Commentary

Pay for Placement? Fat Chance

Coming from a magazine background and working with scores of reporters who move from one job to another (or out of the media altogether), I am acutely familiar with the way the Internet and mobile have disrupted the business model for so many publications. I also know that the downdraft of online ad revenue -- due in part to exchanges, an excess of inventory and audience buying that made almost no site a "must buy" any more -- has negatively impacted online news sites as well.

Were all these issues not part of the media ecosystem, we wouldn't be having this endless debate about native advertising. Bottom line: I get it. I know it is hard, and that if you can figure out a new revenue stream, why not give it a shot?

But ya gotta draw the line somewhere. And here's where I do.

Earlier this week, I sent out a press release on the reshuffling of top management at a significant ad tech company, resulting in a new CEO. I tend to know who covers executive changes and who doesn't, but I went a little wider in my distribution because the new alignment points to a new direction for the company. The change was subtle, but it was in there and should be of interest to folks who cover this space.

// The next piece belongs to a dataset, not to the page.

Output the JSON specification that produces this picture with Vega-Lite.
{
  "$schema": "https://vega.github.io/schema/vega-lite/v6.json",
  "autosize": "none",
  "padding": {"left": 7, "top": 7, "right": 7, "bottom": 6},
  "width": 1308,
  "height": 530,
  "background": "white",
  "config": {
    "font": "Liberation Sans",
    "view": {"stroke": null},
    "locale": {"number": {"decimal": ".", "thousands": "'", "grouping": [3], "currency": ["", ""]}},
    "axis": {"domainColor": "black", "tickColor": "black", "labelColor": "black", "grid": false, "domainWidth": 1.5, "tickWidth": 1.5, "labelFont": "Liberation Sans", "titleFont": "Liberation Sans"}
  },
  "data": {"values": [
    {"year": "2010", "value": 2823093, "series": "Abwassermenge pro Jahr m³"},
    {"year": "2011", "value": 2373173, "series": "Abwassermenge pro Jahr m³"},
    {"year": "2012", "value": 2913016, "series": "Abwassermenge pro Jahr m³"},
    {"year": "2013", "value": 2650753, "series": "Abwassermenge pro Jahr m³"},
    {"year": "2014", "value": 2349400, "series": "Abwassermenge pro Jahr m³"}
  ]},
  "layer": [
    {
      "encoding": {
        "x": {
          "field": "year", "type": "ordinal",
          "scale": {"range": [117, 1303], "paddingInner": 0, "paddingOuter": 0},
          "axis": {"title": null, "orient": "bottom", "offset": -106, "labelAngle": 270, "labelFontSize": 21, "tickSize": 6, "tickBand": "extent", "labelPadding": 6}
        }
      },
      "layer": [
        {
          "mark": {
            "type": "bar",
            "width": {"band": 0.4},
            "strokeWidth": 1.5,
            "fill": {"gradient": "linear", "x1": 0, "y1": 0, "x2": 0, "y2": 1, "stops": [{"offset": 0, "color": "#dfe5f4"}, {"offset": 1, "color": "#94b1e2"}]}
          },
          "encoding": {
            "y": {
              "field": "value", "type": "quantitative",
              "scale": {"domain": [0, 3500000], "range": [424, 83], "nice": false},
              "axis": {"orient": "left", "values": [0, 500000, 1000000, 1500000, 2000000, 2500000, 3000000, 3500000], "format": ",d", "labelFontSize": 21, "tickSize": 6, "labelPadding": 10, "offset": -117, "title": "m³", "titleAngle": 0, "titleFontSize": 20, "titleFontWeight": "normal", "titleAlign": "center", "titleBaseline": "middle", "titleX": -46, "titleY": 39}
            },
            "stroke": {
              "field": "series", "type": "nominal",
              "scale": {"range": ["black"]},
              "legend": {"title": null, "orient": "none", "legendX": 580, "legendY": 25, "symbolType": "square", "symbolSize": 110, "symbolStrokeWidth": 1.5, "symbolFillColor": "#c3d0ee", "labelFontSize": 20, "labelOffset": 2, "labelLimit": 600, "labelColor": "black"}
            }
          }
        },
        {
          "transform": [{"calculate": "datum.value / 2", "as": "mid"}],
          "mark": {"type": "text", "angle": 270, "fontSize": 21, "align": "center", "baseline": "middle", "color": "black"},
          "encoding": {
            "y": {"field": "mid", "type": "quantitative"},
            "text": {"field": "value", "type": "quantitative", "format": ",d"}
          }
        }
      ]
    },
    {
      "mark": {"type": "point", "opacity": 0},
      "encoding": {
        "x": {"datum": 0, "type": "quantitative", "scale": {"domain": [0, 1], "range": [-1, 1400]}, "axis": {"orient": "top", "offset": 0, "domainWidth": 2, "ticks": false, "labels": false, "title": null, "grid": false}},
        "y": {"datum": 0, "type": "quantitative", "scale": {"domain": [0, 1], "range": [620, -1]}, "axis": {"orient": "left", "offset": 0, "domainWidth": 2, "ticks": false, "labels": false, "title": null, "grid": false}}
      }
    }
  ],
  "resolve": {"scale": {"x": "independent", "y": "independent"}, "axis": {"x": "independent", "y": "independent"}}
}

Among those I sent the release to was an editor at WebProNews with whom I have worked on stories for years. He clearly decided not to run anything based on the announcement, which was fine by me since the site generally doesn't cover personnel changes anyway. But he routed the release to a Susan M. Coppersmith, Director of Sales & Content Programs, iEntry, Inc., who sent me this email:

... . Your submitted content has been accepted for inclusion in our Content program.  Please review our Content Program details. We offer a few different options for content submission that guarantees news and info gets published. You may submit content directly from a company you represent and we will put it in article format with author choice ( you/them or US) and we will  publish on WebProNews.com for $450. This includespress release content , video orInfographic. WebProNews had over 4.4 million unique visits last month !! (My note: not according to Quantcast, which put the number at 3.4 million -- but who cares, it's still a nice-sized audience).

Included was this example -- which, if you examine clearly, is not labeled in any way, shape or form as sponsored or paid content. In fact, it appears to have been gently rewritten and attributed to the WebProNews staff. If you go back to the section where this stuff runs, all you see is this: "WebProNews | Breaking eBusiness News Your source for investigative ebusiness reporting and breaking news."

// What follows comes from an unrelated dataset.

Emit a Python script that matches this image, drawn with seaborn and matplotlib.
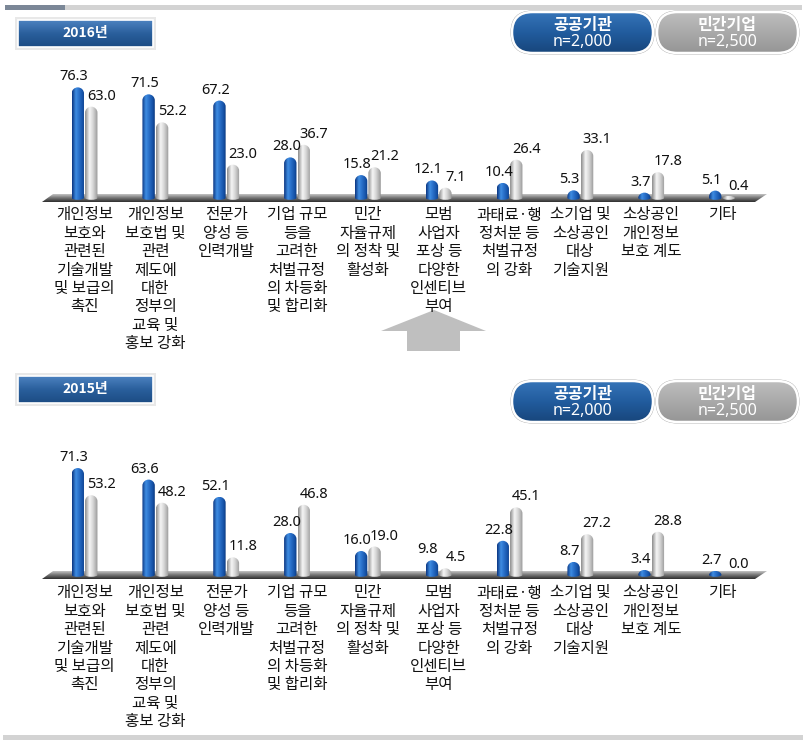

So, the deal appears to be if they like your release "content," they give it to a reporter to flesh out and run as part of the news they feel of interest to their readers. If not, they bounce it over to Susan, who wants you to pony up $450 to have your release disguised as editorially produced content.

If you were to poll reporters, they would say that about 90% of the press releases they get are worthless spam in their inboxes and a pox on their lives. EXCEPT the ones they like and use as the basis for stories. (The ugly secret they would love to deny is the known fact that a vast number of news stories originate with a pitch or a release sent by a PR person.)

If you really want to have a wrist-cutting experience, go to the websites of any of the major press release newswires and read about 20 or 30 releases. You will see that most of them are full of promotional bullshit that has nothing to do with real news, and whoever wrote or approved them should be horse-whipped. So why not try to monetize the desire for pick-up?

With a pay-for-play system like this, you totally compromise your editorial credentials. The most valuable thing you have to attract readers (unless you are a Buzzfeed or Mail Online) is  credibility.  When it dawns on readers that what you are disguising as news is simply paid-for, slightly repurposed press releases, they will go elsewhere for their news, to someplace they can trust.  Yeah, we're back to that "native" debate again.

I get that no publication is obligated to run anything I send them. I try to make certain that what I send in press releases is truly newsworthy and absent any extraneous promotion and hype about the company. I expect my releases to be judged on editorial merits and "rightness" for a pub. If they meet neither criterion, so be it.

But if your new default is to try to get me to pay so that your readers get access to my press releases: I hate to tell you, but there are too many other pubs that welcome well-constructed releases as "free" content that they know will interest their readers. That content is called "news."